During the early days, the company occupied a leaky shed next to a Philips office in Eindhoven, the Netherlands.
The first lithography system, dubbed the PAS 2000 stepper, was launched that same year. In 1985, the company moved into a new office and manufacturing facility with the PAS 2500 stepper released the following year.
By 1988, ASML expanded into the Asian market after the company established a joint-venture foundry in Taiwan. But the company was still a small player and experienced fierce competition in a market characterized by many suppliers.
When the global electronics industry suffered a downturn, Philips announced it would embark on significant cost-cutting measures. Major shareholder ASMI also pulled out after its investment in the operation yielded low returns.
Desperate for funding but with a conviction in its research and development capability, ASMI reached out to Philips one last time.
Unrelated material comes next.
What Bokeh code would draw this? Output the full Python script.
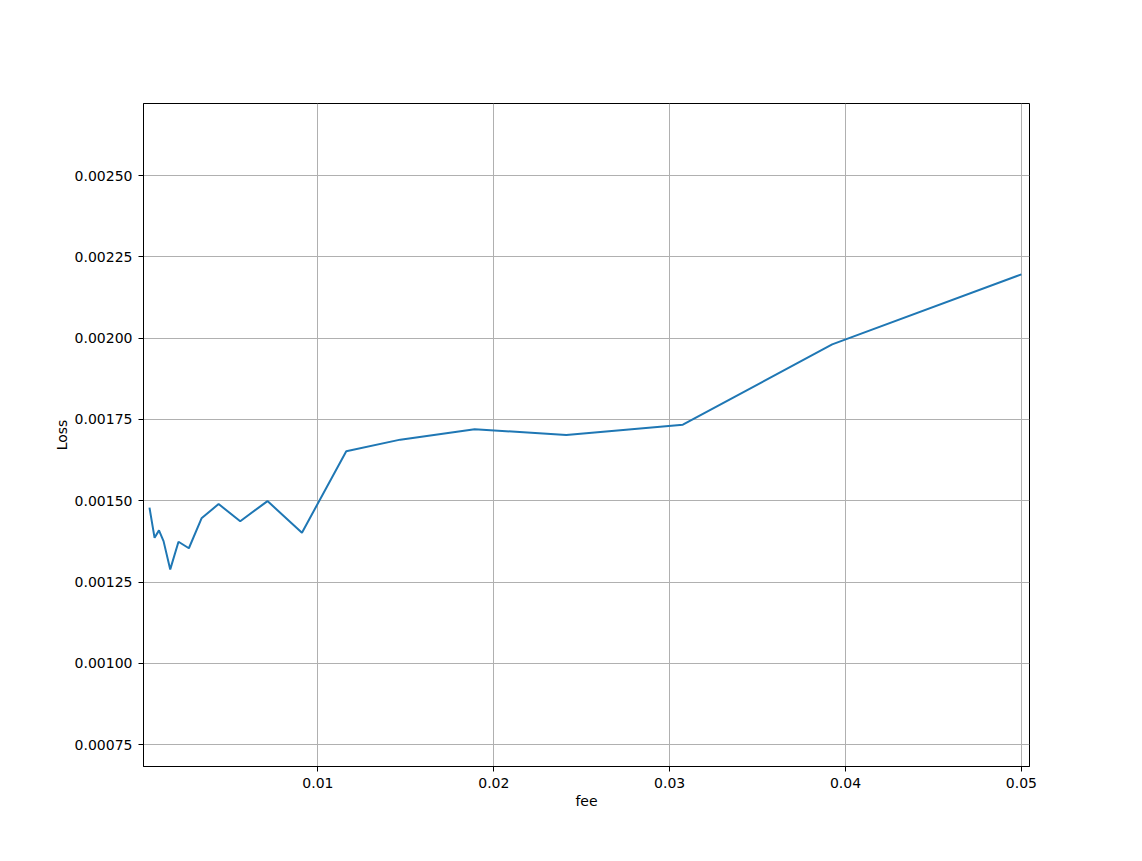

The company managed to secure enough funding to develop the PAS 5500 – a breakthrough platform released in 1991 which helped the fledgling organization compete with the likes of Canon and Nikon. More importantly, the PAS 5500 would prove to be a company maker.
During the 2000s, ASML released systems with revolutionary technology. The TWINSCAN system exposed one wafer while the next wafer was being measured and aligned, maximizing productivity and system accuracy.
In 2007, the company acquired leading semiconductor designer and manufacturer BRION Technologies for $270 million, with the two companies pooling resources to optimize the entire chip manufacturing process.
Several more acquisitions followed in the 2010s, including lithography light source producer Cymer and e-beam metrology tool supplier Hermes Microvision.
The company also shipped the first extreme ultraviolet (EUV) lithography prototype to an Asian chip maker. This new technology would herald a new era in lithography because it produced faster, more powerful chips.
In Q2 2021, ASML reported net sales of €4.0 billion, with this figure expected to grow by 35% for the remainder of the year.
ASML revenue generation
ASML makes money by selling machines that manufacture semiconductors.
More specifically, the company sells extreme ultraviolet lithography (EUV) machines that use UV light technology to print circuit pattern designs onto silicon wafers.
Why is this technology crucial and more importantly, lucrative?
Moore’s Law states that the number of transistors in a dense integrated circuit doubles approximately every two years. The ability to print a circuit on a chip of around one-millionth of a millimeter is crucial.
This is because the smaller a manufacturer can print, the more transistors they can fit in and the more powerful the chip will be.
ASML has over 90% market share in the EUV lithography market, with each machine costing around $150 million. Some of its major clients include Samsung, Taiwan Semiconductor Manufacturing, Micron, and Intel.
The company also sells software to meet industry demands for higher productivity, lower cost, and simpler chip manufacturing processes.
ASML executive vice president of Applications Business Jim Koonmen noted that software played a vital part in the relentless quest for more powerful chips.
“As chipmakers continue to shrink the patterns to make small and powerful chips, we continue to address the escalating complexities that require ever-more sophisticated approaches. It would be impossible to manufacture at dimensions of 10 nm or smaller without our software and metrology solutions.”
Software upgrades are also a significant source of revenue for the company as ASML customers seek to increase capacity quickly.
Over the typical 20-year life of a semiconductor machine, these upgrades could earn the company as much as 50% of the original purchase price.